Identifying a stage he calls “Perception of Failure” after the exciting take-off stage is one example of a concept that only someone in close touch with core activists could have created. Similarly, his concept of the “negative rebel” role draws a thread from the violent ultra-leftists of the late 1960s to the small subset of anarchists who have advocated random disruption and street fights since the 1990s. Moyer could write about negative rebels with authority because he knew so many of them and had watched their harmful effects in so many movements.
The main weakness of the book, overgeneralization, as if the eight stages were universal and fixed for all movements, is far outweighed by its strengths in concrete advice for activists at each stage, and by the 5 illuminating case studies written by Moyer and co-authors. The MAP model is still taught in strategy workshops by Training for Change.
Bridging the Class Divide connects the classism Stout faced as a child, when she was called “white trash” and “trailer trash,” with the classism she later encountered in the middle-class peace movement. She coins the term “invisible walls” for the barriers to access that keep low-income people out of most social movement groups, barriers of language, logistics, and assumed background knowledge.
The second half of the book chronicles the group Stout founded, the Piedmont Peace Project, which broke new ground in organizing low-wage mill workers and farmhands in a conservative part of North Carolina around the controversial issue of re-directing federal spending from the military to domestic needs. The strategic dilemmas PPP faced led Stout to lay out a set of principles for success for progressive groups. If they could change their Congress member’s votes and win tangible victories in such a challenging environment, under threat from the KKK, then odds are her strategic principles would be useful to all of us who want to build a bigger and more inclusive movement.
(Full disclosure: I publicized Stout’s newest book, Collective Visioning, as part of my spouse’s book publicity business, gail leondar public relations.)
I’d like to suggest that both these books are so terrific specifically because of their authors’ class backgrounds. Both Moyer and Stout grew up in deep poverty. Both of them kept, for decades, a laser-like focus on social change, drawing connections among many kinds of injustice, I suspect as a result of their early hardships.
A university education bestows many strengths, but too often it also trains us to convolute our writing with jargon and confusing abstractions. Instead, Moyer’s and Stout’s written voices sound like someone is talking at your kitchen table; you can agree or disagree with their generalizations, but you’ll never be confused about what they mean. Stout’s writing voice is so vivid, direct and personal that this book has been a favorite of undergraduates to whom I’ve assigned it. (In fact, in student evaluations of one course, Bridging the Class Divide was ranked the single most memorable thing about the entire course.)

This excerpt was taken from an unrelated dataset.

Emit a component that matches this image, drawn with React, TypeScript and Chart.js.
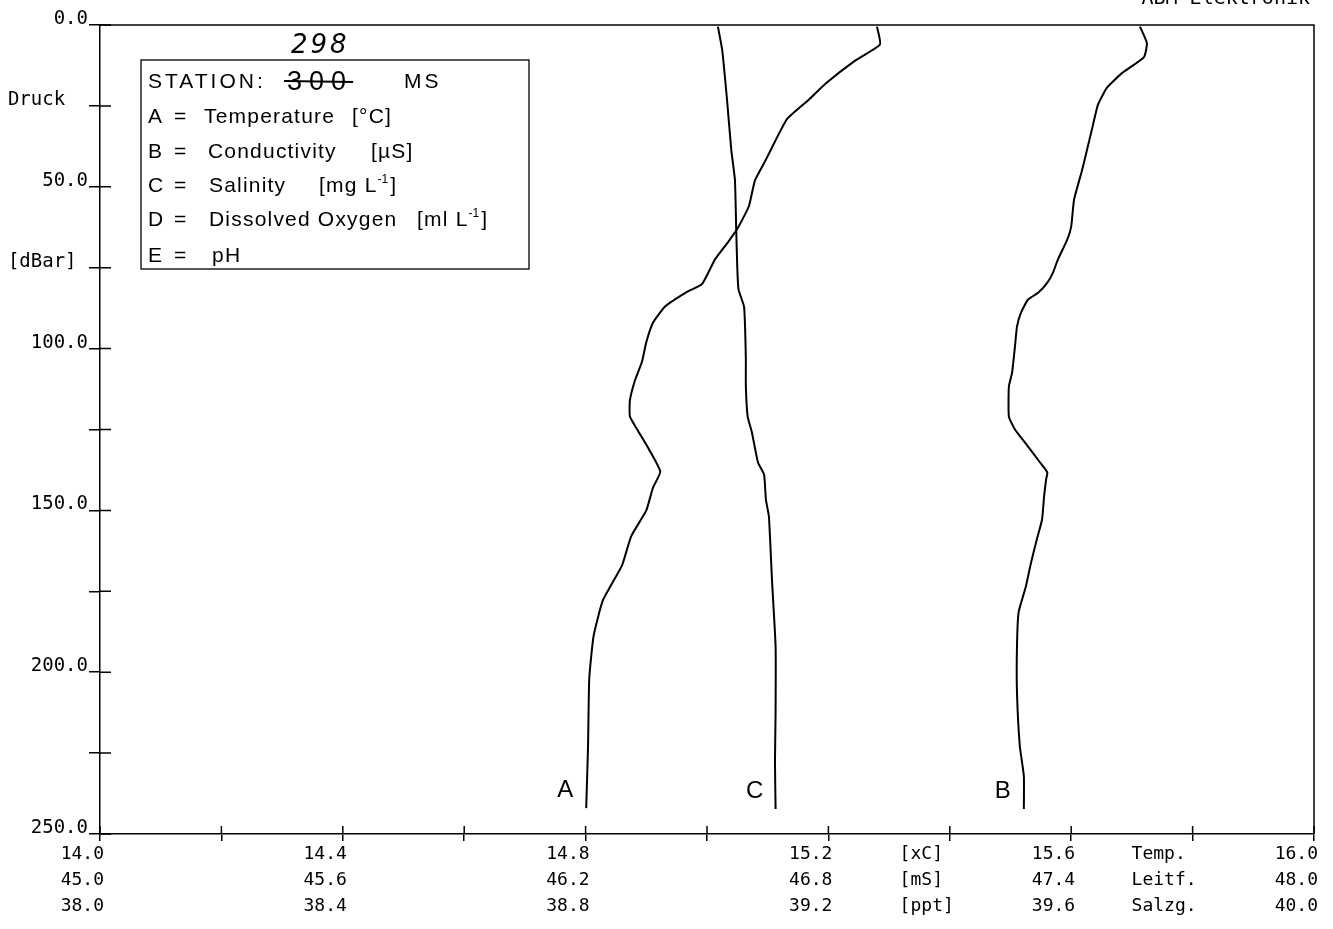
import React, { useEffect, useRef } from 'react';
import { Chart, registerables } from 'chart.js';

Chart.register(...registerables);

// ---- Data (depth in dBar) ----
const depthTemp = [0.5, 6, 11, 18, 23, 29, 36, 42, 48, 56, 63, 67, 72.5, 80, 82.5, 87, 92, 98, 104, 110, 116, 121, 125, 131, 138, 143, 150, 158, 167, 178, 189, 202, 223, 242];
const temperature = [15.28, 15.285, 15.244, 15.196, 15.168, 15.132, 15.112, 15.096, 15.079, 15.069, 15.05, 15.035, 15.013, 14.992, 14.967, 14.931, 14.911, 14.9, 14.893, 14.881, 14.873, 14.873, 14.885, 14.904, 14.923, 14.911, 14.9, 14.875, 14.86, 14.828, 14.813, 14.806, 14.804, 14.801];

const depthCond = [0.5, 5.6, 9.9, 14.8, 19.4, 24.7, 32.4, 38.6, 44.8, 54, 62.3, 66.4, 72.5, 76.5, 79.6, 82.7, 84.9, 88.9, 93.2, 99.4, 107.4, 111.7, 121, 125, 130.2, 135.2, 138.3, 140.4, 145.7, 152.8, 159, 166, 173.5, 181.5, 192, 206.2, 222.8, 232.1, 242.3];
const conductivity = [47.57, 47.587, 47.58, 47.526, 47.488, 47.466, 47.451, 47.439, 47.427, 47.407, 47.4, 47.39, 47.367, 47.355, 47.341, 47.319, 47.293, 47.276, 47.266, 47.261, 47.254, 47.246, 47.246, 47.261, 47.293, 47.323, 47.341, 47.338, 47.333, 47.328, 47.315, 47.301, 47.288, 47.27, 47.266, 47.266, 47.273, 47.283, 47.283];

const depthSal = [0.5, 7.7, 23.1, 38.6, 47.8, 62.3, 75.6, 81.8, 87, 95.1, 103.4, 111.7, 121, 125.9, 135.2, 138.9, 146.6, 151.9, 171.3, 192, 212.3, 227.8, 242.3];
const salinity = [39.018, 39.025, 39.033, 39.04, 39.046, 39.048, 39.05, 39.052, 39.061, 39.063, 39.064, 39.064, 39.067, 39.074, 39.084, 39.094, 39.097, 39.102, 39.107, 39.113, 39.113, 39.112, 39.113];

// ---- Tick labels ----
const tempTickLabels = ['14.0', '', '14.4', '', '14.8', '', '15.2', '[xC] ', '15.6', 'Temp. ', '16.0'];
const condTickLabels = ['45.0', '', '45.6', '', '46.2', '', '46.8', '[mS] ', '47.4', 'Leitf.', '48.0'];
const salTickLabels = ['38.0', '', '38.4', '', '38.8', '', '39.2', '[ppt]', '39.6', 'Salzg.', '40.0'];
const depthTickLabels = ['0.0', 'Druck  ', '50.0', '[dBar] ', '100.0', '', '150.0', '', '200.0', '', '250.0'];

// ---- Legend box text ----
const stationLabel = 'STATION:';
const stationOld = '300';
const stationNew = '298';
const stationSuffix = 'MS';
const legendLetters = ['A', 'B', 'C', 'D', 'E'];
const legendNames = ['Temperature', 'Conductivity', 'Salinity', 'Dissolved Oxygen', 'pH'];
const legendUnits = ['[°C]', '[µS]', '[mg L^-1]', '[ml L^-1]', ''];
const curveLetters = ['A', 'B', 'C'];
const cornerText = 'ABM Elektronik';

const MONO = '"DejaVu Sans Mono", monospace';
const SANS = '"Liberation Sans", Arial, sans-serif';

const toPoints = (xs: number[], ys: number[]) => xs.map((v, i) => ({ x: v, y: ys[i] }));

const decorPlugin = {
  id: 'decor',
  afterDraw(chart: any) {
    const { ctx, chartArea, scales } = chart;
    const { left, right, top, bottom } = chartArea;
    ctx.save();
    ctx.strokeStyle = '#000';
    ctx.fillStyle = '#000';
    ctx.lineWidth = 1.5;
    // frame top + right
    ctx.beginPath();
    ctx.moveTo(left, top);
    ctx.lineTo(right, top);
    ctx.lineTo(right, bottom);
    ctx.stroke();
    // inner halves of ticks (ticks cross the axes)
    ctx.beginPath();
    scales.y.ticks.forEach((_: any, i: number) => {
      const py = scales.y.getPixelForTick(i);
      ctx.moveTo(left, py);
      ctx.lineTo(left + 11, py);
    });
    scales.xT.ticks.forEach((_: any, i: number) => {
      const px = scales.xT.getPixelForTick(i);
      ctx.moveTo(px, bottom);
      ctx.lineTo(px, bottom - 8);
    });
    ctx.stroke();

    // legend box
    const bx = left + 41, by = top + 35, bw = 388, bh = 209;
    ctx.lineWidth = 1.3;
    ctx.strokeRect(bx, by, bw, bh);
    ctx.textBaseline = 'middle';
    ctx.textAlign = 'left';
    const tx = bx + 7;
    const rowY = [by + 22, by + 57, by + 92, by + 126, by + 160, by + 196];
    ctx.font = `21px ${SANS}`;
    (ctx as any).letterSpacing = '3px';
    ctx.fillText(stationLabel, tx, rowY[0]);
    ctx.fillText(stationSuffix, bx + 263, rowY[0]);
    ctx.font = `27px ${SANS}`;
    (ctx as any).letterSpacing = '7px';
    ctx.fillText(stationOld, bx + 146, rowY[0] + 1);
    const ow = ctx.measureText(stationOld).width;
    ctx.lineWidth = 1.8;
    ctx.beginPath();
    ctx.moveTo(bx + 143, rowY[0] - 1);
    ctx.lineTo(bx + 146 + ow, rowY[0]);
    ctx.stroke();
    // handwritten replacement number
    ctx.font = `italic 26px "DejaVu Sans", sans-serif`;
    (ctx as any).letterSpacing = '3px';
    ctx.fillText(stationNew, bx + 150, top + 21);

    const nameX = [bx + 63, bx + 67, bx + 68, bx + 68, bx + 71];
    const unitX = [bx + 211, bx + 230, bx + 178, bx + 276, 0];
    legendLetters.forEach((L, i) => {
      const y = rowY[i + 1];
      ctx.font = `21px ${SANS}`;
      (ctx as any).letterSpacing = '1.2px';
      ctx.fillText(L, tx, y);
      ctx.fillText('=', bx + 33, y);
      ctx.fillText(legendNames[i], nameX[i], y);
      const u = legendUnits[i];
      if (u) {
        const parts = u.split('^');
        if (parts.length === 1) {
          ctx.fillText(u, unitX[i], y);
        } else {
          const m = parts[1].match(/^(-?\d+)(.*)$/) || ['', parts[1], ''];
          ctx.fillText(parts[0], unitX[i], y);
          let x = unitX[i] + ctx.measureText(parts[0]).width;
          ctx.font = `12px ${SANS}`;
          (ctx as any).letterSpacing = '0px';
          ctx.fillText(m[1], x, y - 6);
          x += ctx.measureText(m[1]).width + 2;
          ctx.font = `21px ${SANS}`;
          (ctx as any).letterSpacing = '1.2px';
          ctx.fillText(m[2], x, y);
        }
      }
    });

    // curve labels at the deep end of each profile
    ctx.font = `24px ${SANS}`;
    (ctx as any).letterSpacing = '0px';
    ctx.textAlign = 'center';
    chart.data.datasets.forEach((ds: any, i: number) => {
      const last = ds.data[ds.data.length - 1];
      const xs = scales[ds.xAxisID];
      const px = xs.getPixelForValue(last.x);
      const py = scales.y.getPixelForValue(last.y);
      ctx.fillText(curveLetters[i], px - 21, py - 18);
    });

    // cut-off header text at the top right
    ctx.font = `20px ${MONO}`;
    ctx.textAlign = 'right';
    ctx.textBaseline = 'alphabetic';
    ctx.fillText(cornerText, right - 4, 4);
    ctx.restore();
  },
};

export default function App() {
  const ref = useRef<HTMLCanvasElement>(null);
  useEffect(() => {
    const canvas = ref.current;
    if (!canvas) return;
    const lineStyle = {
      showLine: true,
      borderColor: '#000',
      borderWidth: 2,
      pointRadius: 0,
      tension: 0.15,
      fill: false,
    };
    const chart = new Chart(canvas, {
      type: 'scatter',
      data: {
        datasets: [
          { label: 'A', data: toPoints(temperature, depthTemp), xAxisID: 'xT', yAxisID: 'y', ...lineStyle },
          { label: 'B', data: toPoints(conductivity, depthCond), xAxisID: 'xC', yAxisID: 'y', ...lineStyle },
          { label: 'C', data: toPoints(salinity, depthSal), xAxisID: 'xS', yAxisID: 'y', ...lineStyle },
        ],
      },
      options: {
        animation: false,
        responsive: true,
        maintainAspectRatio: false,
        layout: { padding: { top: 25, right: 19, left: 0, bottom: 0 } },
        plugins: { legend: { display: false }, tooltip: { enabled: false } },
        scales: {
          xT: {
            type: 'linear',
            position: 'bottom',
            min: 14,
            max: 16,
            ticks: {
              stepSize: 0.2,
              autoSkip: false,
              maxRotation: 0,
              minRotation: 0,
              align: 'end',
              labelOffset: 4,
              padding: 0,
              color: '#000',
              font: { family: MONO, size: 18, lineHeight: 1.444 },
              callback: (v: any) => {
                const i = Math.round((Number(v) - 14) / 0.2);
                return [tempTickLabels[i] ?? '', condTickLabels[i] ?? '', salTickLabels[i] ?? ''];
              },
            },
            grid: { display: true, drawOnChartArea: false, drawTicks: true, tickLength: 7, color: '#000', lineWidth: 1.5 },
            border: { display: true, color: '#000', width: 1.5 },
            afterFit: (s: any) => { s.height = 95; },
          },
          xC: { type: 'linear', display: false, min: 45, max: 48 },
          xS: { type: 'linear', display: false, min: 38, max: 40 },
          y: {
            type: 'linear',
            position: 'left',
            reverse: true,
            min: 0,
            max: 250,
            ticks: {
              stepSize: 25,
              autoSkip: false,
              labelOffset: -6,
              padding: 1,
              color: '#000',
              font: { family: MONO, size: 19 },
              callback: (v: any) => depthTickLabels[Math.round(Number(v) / 25)] ?? '',
            },
            grid: { display: true, drawOnChartArea: false, drawTicks: true, tickLength: 11, color: '#000', lineWidth: 1.5 },
            border: { display: true, color: '#000', width: 1.5 },
            afterFit: (s: any) => { s.width = 100; },
          },
        },
      },
      plugins: [decorPlugin],
    } as any);
    return () => chart.destroy();
  }, []);
  return (
    <div style={{ position: 'absolute', left: 0, top: 0, width: 1333, height: 929, background: '#fff' }}>
      <canvas ref={ref} />
    </div>
  );
}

Most social movement scholars take either the long view – looking at root causes and/or ultimate impacts of movements – or they zoom in for an up-close view of a movement’s internal group dynamics and tactical choices. It’s hard to do both – unless you spend your entire adult life as a hands-on activist and then in middle-age begin to look back to draw conclusions about what worked and what didn’t and why. Some such big-picture thinkers learned to theorize in college – but others are self-taught conceptual innovators.
How many other brilliant theorists do you think we may be overlooking, if we turn only to academics for social movement theory?